Zettelkasten Rerevisited

A foolish consistency is the hobgoblin of little minds.

- Ralph Waldo Emerson

I threw in the towel and switched to Obsidian.

Long before I had ever heard of the concept of a Zettelkasten, commonplace book, second brain, personal knowledge management, etc. I thought it would be a great idea to just have something to catalog one’s thoughts. In my imagination it didn’t take the shape of a journal but specifically a catalog or a list that may or may not support linking between nodes. After discovering the Zettelkasten method, I could finally start implementing my catalog.

This has certainly been (and will continue to be) a learning process. The main thing I’ve learned after this latest iteration is that I need to reign in my purist tendencies and embrace tools that I will actually use.

After deciding to switch from paper, I wanted to go with Vim to avoid any vendor lock in, to have a minimal interface for editing notes without any distracting “features”, and to avoid automatic backlink creation. I thought the latter would be a crutch that I would grow dependent on and which would prevent me from being intentional about linking notes together.

In practice, I became dissatisfied with my Vim workflow for the following reasons.

1. No graph view

Without a graph view it was difficult to identify orphan notes and impossible to see at a glance which notes were connected to one another without opening one up and following the connections.

Yes, the creator of the Zettelkasten method didn’t have a graph view. Yes, following the connections is kind of the point of a Zettelkasten - you start somewhere and then follow a train of thought.

For me though, it’s more productive to zoom in on various areas of a graph, examine the existing connections, and then use that bird’s eye view as inspiration for new notes. At the very least, this feature is actually making me add notes, which is the only metric that matters.

2. Too much friction when creating new notes

Since I didn’t know any better, I looked at a bunch of different digital Zettelkasten implementations and settled on one that looked…comprehensive.

As you can see in the previous post, the note format has a bunch of YAML frontmatter. I had a Vim snippet to generate it, but still had to move around to fill in the title and date before getting to the meat of the note. It was even worse for literature notes which needed to include reference information.

Obsidian has template features that can add in the title automatically.

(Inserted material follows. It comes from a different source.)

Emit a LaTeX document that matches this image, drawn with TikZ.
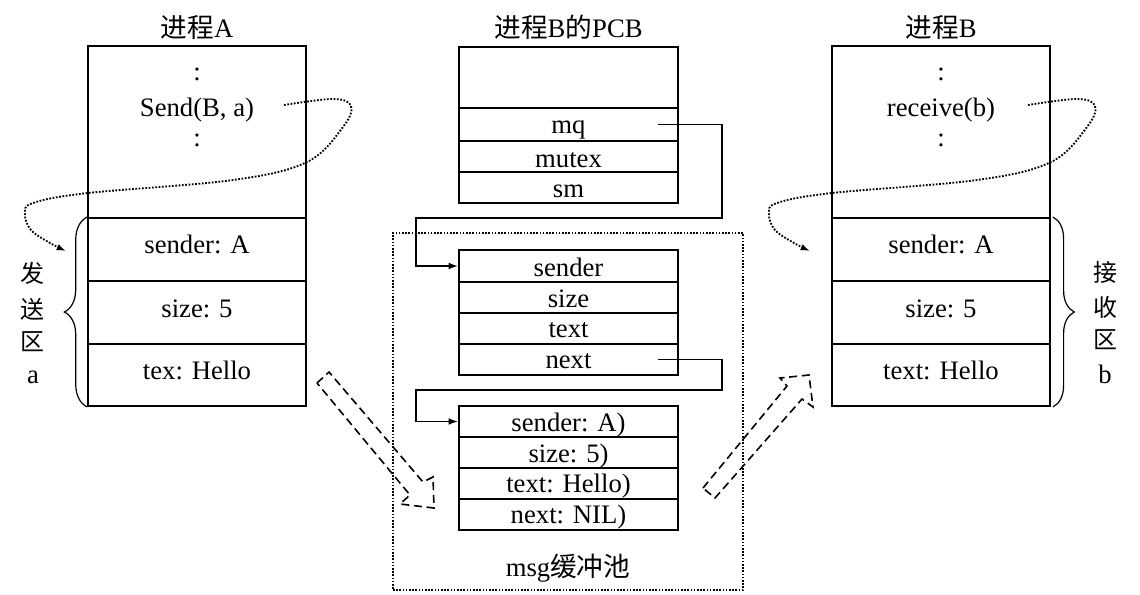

It also uses the convenient [[ shortcut to add a link - much more expedient than:

  • selecting visual mode
  • highlighting text
  • surrounding with [
  • navigating to the closing ]
  • opening up ()
  • adding name of note to link to

Of course, Vim is infinitely customizable, so I’m sure I could have figured out a solution or written a script to make all of this more manageable. But after a certain point you just need to write notes, mastery be damned.

3. No automatic backlinks

When I made the switch, automatic backlinks were only a small point in favour of Obsidian.

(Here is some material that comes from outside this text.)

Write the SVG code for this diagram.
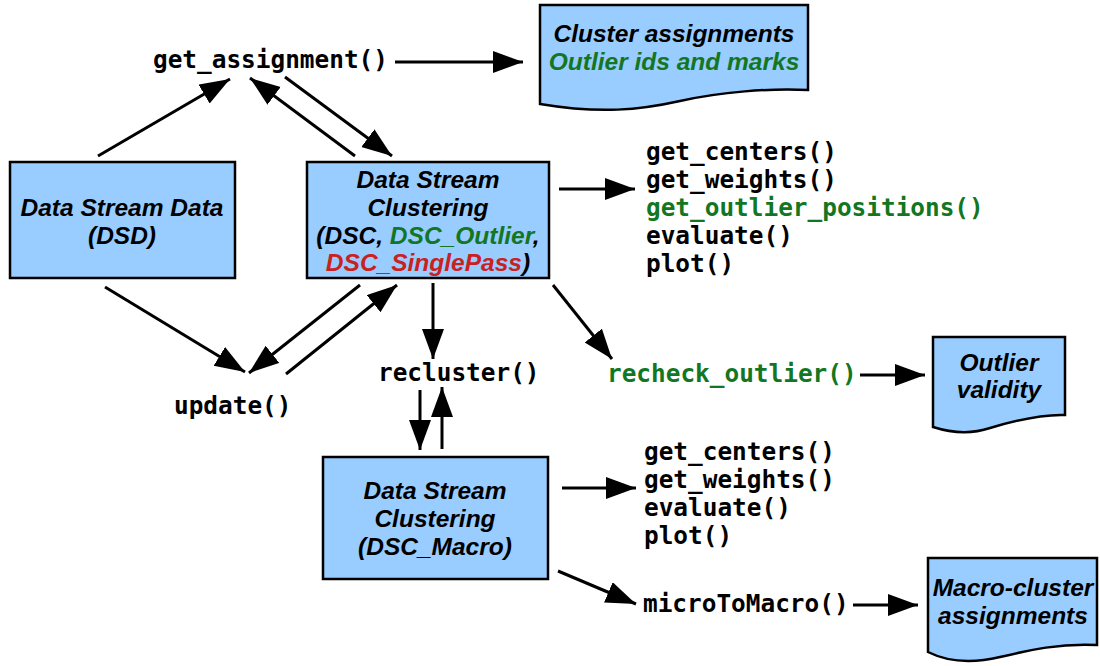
<svg xmlns="http://www.w3.org/2000/svg" width="1100" height="666" viewBox="0 0 1100 666">
<style>
.box{fill:#99ccff;stroke:#000;stroke-width:2.5}
.lbl{font-family:"Liberation Sans",Arial,sans-serif;font-weight:bold;font-style:italic;font-size:24.5px;text-anchor:middle;fill:#000}
.code{font-family:"DejaVu Sans Mono",monospace;font-weight:bold;font-size:24.4px;fill:#000}
.g{fill:#127622}
.r{fill:#c9211e}
.conn line{stroke:#000;stroke-width:3;marker-end:url(#ah)}
</style>
<defs>
<marker id="ah" markerUnits="userSpaceOnUse" markerWidth="32" markerHeight="24" refX="30" refY="11" orient="auto">
<path d="M0,0 L30,11 L0,22 Z" fill="#000"/>
</marker>
</defs>
<rect width="1100" height="666" fill="#fff"/>

<g id="dsd">
<rect class="box" x="10" y="162" width="225" height="116"/>
<text class="lbl" x="122" y="216">Data Stream Data</text>
<text class="lbl" x="122" y="244">(DSD)</text>
</g>

<g id="dsc">
<rect class="box" x="307" y="162" width="242" height="116"/>
<text class="lbl" x="428" y="188">Data Stream</text>
<text class="lbl" x="428" y="216">Clustering</text>
<text class="lbl" x="428" y="244">(DSC, <tspan class="g">DSC_Outlier</tspan>,</text>
<text class="lbl" x="428" y="271"><tspan class="r">DSC_SinglePass</tspan>)</text>
</g>

<g id="macro">
<rect class="box" x="323" y="457" width="225" height="122"/>
<text class="lbl" x="435" y="499">Data Stream</text>
<text class="lbl" x="435" y="527">Clustering</text>
<text class="lbl" x="435" y="555">(DSC_Macro)</text>
</g>

<g id="doc-assign">
<path class="box" d="M540,5 H808 V90 C770,88 720,92 680,101 C640,110 600,114 540,104 Z"/>
<text class="lbl" x="674" y="42">Cluster assignments</text>
<text class="lbl g" x="674" y="70">Outlier ids and marks</text>
</g>

<g id="doc-outlier">
<path class="box" d="M933,337 H1065 V415 C1040,414 1010,422 990,428 C975,433 955,434 933,427 Z"/>
<text class="lbl" x="999" y="371">Outlier</text>
<text class="lbl" x="999" y="398">validity</text>
</g>

<g id="doc-macro">
<path class="box" d="M928,558 H1097 V645 C1060,643 1030,650 1000,657 C975,663 950,663 928,652 Z"/>
<text class="lbl" x="1013" y="596">Macro-cluster</text>
<text class="lbl" x="1013" y="624">assignments</text>
</g>

<g id="m-get-assignment"><text class="code" x="153" y="68">get_assignment()</text></g>
<g id="m-list1">
<text class="code" x="646" y="160">get_centers()</text>
<text class="code" x="646" y="188">get_weights()</text>
<text class="code g" x="646" y="216">get_outlier_positions()</text>
<text class="code" x="646" y="244">evaluate()</text>
<text class="code" x="646" y="272">plot()</text>
</g>
<g id="m-recheck"><text class="code g" x="607" y="382">recheck_outlier()</text></g>
<g id="m-recluster"><text class="code" x="378" y="381">recluster()</text></g>
<g id="m-update"><text class="code" x="174" y="414">update()</text></g>
<g id="m-list2">
<text class="code" x="644" y="460">get_centers()</text>
<text class="code" x="644" y="488">get_weights()</text>
<text class="code" x="644" y="516">evaluate()</text>
<text class="code" x="644" y="544">plot()</text>
</g>
<g id="m-micro"><text class="code" x="643" y="612">microToMacro()</text></g>

<g id="connectors" class="conn">
<line x1="98" y1="156" x2="230" y2="79"/>
<line x1="355" y1="156" x2="250" y2="78"/>
<line x1="285" y1="77" x2="392" y2="156"/>
<line x1="395" y1="62" x2="523" y2="62"/>
<line x1="559" y1="189" x2="635" y2="189"/>
<line x1="553" y1="285" x2="612" y2="359"/>
<line x1="860" y1="375" x2="925" y2="375"/>
<line x1="105" y1="287" x2="245" y2="372"/>
<line x1="360" y1="285" x2="249" y2="373"/>
<line x1="286" y1="374" x2="397" y2="285"/>
<line x1="433" y1="283" x2="433" y2="359"/>
<line x1="420" y1="390" x2="420" y2="450"/>
<line x1="442" y1="449" x2="442" y2="387"/>
<line x1="562" y1="488" x2="636" y2="488"/>
<line x1="558" y1="571" x2="636" y2="604"/>
<line x1="853" y1="605" x2="918" y2="605"/>
</g>
</svg>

As I cite in my previous post, there is this idea that in a true Zettelkasten every link should be made very intentionally otherwise you’ll start filling your archive with trash, or more importantly, following backlinks instead of forward links. Being automatically generated, backlinks are cheap and don’t really represent an intentional link you made between two ideas in your second brain. So the decision to follow backlinks is a decision to eschew real links which could have resulted in a more productive train of thought.

The more I thought about this, the more I realized I was so wrapped up in the theory of the perfect Zettelkasten system that I created a system I didn’t really want to use.

At that point, I decided it was time to start over. I picked the lowest friction tool I knew - Obsidian. I found a great tutorial of reasonable length that showed the basics of an Obsidian-based Zettelkasten implementation and I’ve stuck with it for two months. With Obsidian’s awesome Vim mode, customizable key bindings, and command palette, it doesn’t feel like I’m giving up anything at all.

I couldn’t be happier with my decision. The system works and I actually use it.

As for backlinks, well, I guess instead of developing the discipline to create forward links I will just have to develop the discipline to moderate my usage of backlinks.

There is a time for discipline and there is also a time for recognizing your mistakes and working with your own mind rather than against it so that you can create something that works for you.